In its crusade to “make the world safe for democracy,” the Wilson administration took immediate steps at home to curtail one of the pillars of democracy – press freedom – by implementing a plan to control, manipulate and censor all news coverage, on a scale never seen in U.S. history.
Following the lead of the Germans and British, Wilson elevated propaganda and censorship to strategic elements of all-out war. Even before the U.S. entered the war, Wilson had expressed the expectation that his fellow Americans would show what he considered “loyalty.”
Immediately upon entering the war, the Wilson administration brought the most modern management techniques to bear in the area of government-press relations. Wilson started one of the earliest uses of government propaganda. He waged a campaign of intimidation and outright suppression against those ethnic and socialist papers that continued to oppose the war. Taken together, these wartime measures added up to an unprecedented assault on press freedom.
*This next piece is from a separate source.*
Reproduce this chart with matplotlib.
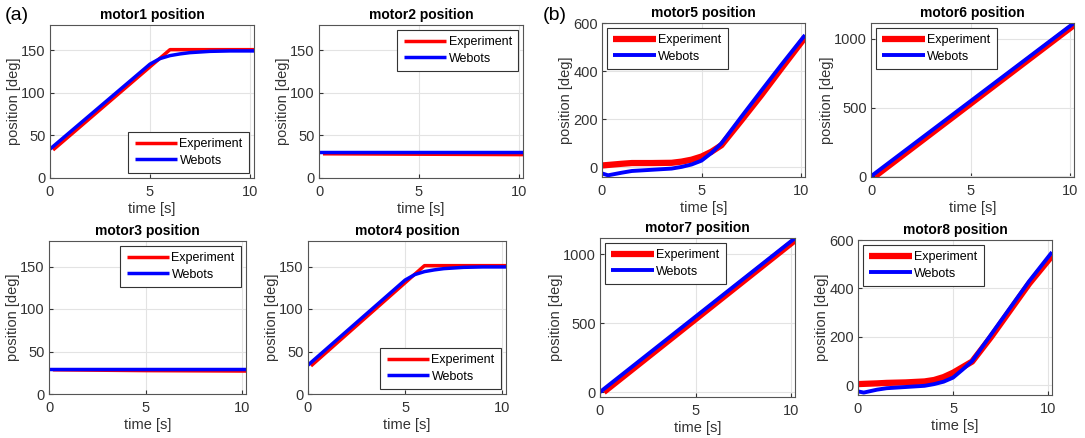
import numpy as np
import matplotlib
matplotlib.use("Agg")
import matplotlib.pyplot as plt

plt.rcParams['font.family'] = ['Liberation Sans', 'DejaVu Sans']

# dados (tempo em s, posição em graus)
t_ramp_exp = [0.15, 6.0, 10.2]
motor1_exp = [33, 151, 151]
t_ramp_web = [0.0, 1.0, 2.0, 3.0, 4.0, 5.0, 5.5, 6.0, 6.5, 7.0, 8.0, 9.0, 10.2]
motor1_web = [34, 54, 74, 94, 114, 134, 140.5, 144, 146, 147.5, 149, 149.5, 149.5]

t_flat = [0.2, 5.0, 10.2]
motor2_exp = [28.5, 28, 27.5]
motor2_web = [30, 30, 30]
motor3_exp = [28.5, 27.5, 27]
motor3_web = [30, 30, 30]

motor4_exp = [33, 151, 151]
motor4_web = [34, 54, 74, 94, 114, 134, 140.5, 144, 146, 147.5, 149, 149.5, 149.5]

t_curve = [0.0, 0.3, 1.0, 1.5, 2.5, 3.5, 4.0, 4.5, 5.0, 5.5, 6.0, 7.0, 8.0, 9.0, 10.2]
motor5_exp = [8, 10, 15, 18, 18, 19, 24, 32, 45, 65, 92, 195, 300, 410, 540]
motor5_web = [-25, -33, -22, -15, -10, -5, 2, 12, 28, 60, 100, 210, 318, 425, 550]

t_lin = [0.2, 10.2]
motor6_exp = [0, 1100]
t_lin_web = [0.0, 10.2]
motor6_web = [0, 1115]
motor7_exp = [0, 1100]
motor7_web = [0, 1115]

motor8_exp = [5, 6, 8, 10, 12, 16, 22, 34, 52, 75, 98, 200, 310, 420, 535]
motor8_web = [-25, -30, -18, -12, -7, -2, 5, 15, 32, 65, 100, 210, 320, 430, 550]

fig = plt.figure(figsize=(10.85, 4.38), dpi=100)
W, H = 1085, 438

def eixo(x0, y0, x1, y1):
    return fig.add_axes([x0 / W, 1 - y1 / H, (x1 - x0) / W, (y1 - y0) / H])

def desenha(ax, titulo, tx, ye, tw, yw, ylim, yticks, loc, lw_exp, lw_web):
    ax.plot(tx, ye, color='#ff0000', lw=lw_exp, label='Experiment', solid_capstyle='butt')
    ax.plot(tw, yw, color='#0000ff', lw=lw_web, label='Webots', solid_capstyle='butt')
    ax.set_xlim(0, 10.2)
    ax.set_ylim(*ylim)
    ax.set_xticks([0, 5, 10])
    ax.set_yticks(yticks)
    ax.grid(True, color='#e3e3e3', lw=0.8)
    ax.set_axisbelow(True)
    ax.tick_params(direction='in', length=3, labelsize=10.5, colors='#333333')
    ax.tick_params(axis='x', pad=5)
    ax.tick_params(axis='y', pad=3)
    for s in ax.spines.values():
        s.set_color('#555555')
        s.set_linewidth(0.8)
    ax.set_title(titulo, fontsize=10, fontweight='bold', pad=4)
    ax.set_xlabel('time [s]', fontsize=10.5, color='#333333', labelpad=2)
    ax.set_ylabel('position [deg]', fontsize=10.5, color='#333333', labelpad=0)
    leg = ax.legend(loc=loc, fontsize=9, handlelength=3.4, fancybox=False,
                    framealpha=1, borderaxespad=0.4, labelspacing=0.35,
                    borderpad=0.5, handletextpad=0.2)
    leg.get_frame().set_edgecolor('#333333')
    leg.get_frame().set_linewidth(0.8)

ax1 = eixo(50, 25, 254, 178)
desenha(ax1, 'motor1 position', t_ramp_exp, motor1_exp, t_ramp_web, motor1_web,
        (0, 180), [0, 50, 100, 150], 'lower right', 2.5, 2.5)
ax2 = eixo(319, 25, 523, 178)
desenha(ax2, 'motor2 position', t_flat, motor2_exp, [0, 5, 10.2], motor2_web,
        (0, 180), [0, 50, 100, 150], 'upper right', 2.5, 2.5)
ax3 = eixo(49, 241, 246, 394)
desenha(ax3, 'motor3 position', t_flat, motor3_exp, [0, 5, 10.2], motor3_web,
        (0, 180), [0, 50, 100, 150], 'upper right', 2.5, 2.5)
ax4 = eixo(308, 241, 506, 394)
desenha(ax4, 'motor4 position', t_ramp_exp, motor4_exp, t_ramp_web, motor4_web,
        (0, 180), [0, 50, 100, 150], 'lower right', 2.5, 2.5)

ax5 = eixo(602, 23, 805, 177)
desenha(ax5, 'motor5 position', t_curve, motor5_exp, t_curve, motor5_web,
        (-40, 600), [0, 200, 400, 600], 'upper left', 4.5, 2.8)
ax6 = eixo(871, 23, 1074, 177)
desenha(ax6, 'motor6 position', t_lin, motor6_exp, t_lin_web, motor6_web,
        (-5, 1115), [0, 500, 1000], 'upper left', 4.5, 2.8)
ax7 = eixo(600, 238, 795, 397)
desenha(ax7, 'motor7 position', t_lin, motor7_exp, t_lin_web, motor7_web,
        (-36, 1116), [0, 500, 1000], 'upper left', 4.5, 2.8)
ax8 = eixo(858, 240, 1052, 395)
desenha(ax8, 'motor8 position', t_curve, motor8_exp, t_curve, motor8_web,
        (-40, 600), [0, 200, 400, 600], 'upper left', 4.5, 2.8)

fig.text(5 / W, 1 - 15 / H, '(a)', fontsize=14, va='center', ha='left')
fig.text(543 / W, 1 - 15 / H, '(b)', fontsize=14, va='center', ha='left')

fig.savefig('out.png', dpi=100)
“The conscious and intelligent manipulation of the organized habits and opinions of the masses is an important element in democratic society,” Bernays wrote a few years after the war. “Propaganda is the executive arm of the invisible government.”
All in all, the CPI proved quite effective in using advertising and PR to instill nationalistic feelings in Americans. Indeed, many veterans of the CPI’s campaign of persuasion went into careers in advertising during the 1920s.
The full bundle of techniques pioneered by Wilson during the Great War were updated and used by later presidents when they sent U.S. forces into battle.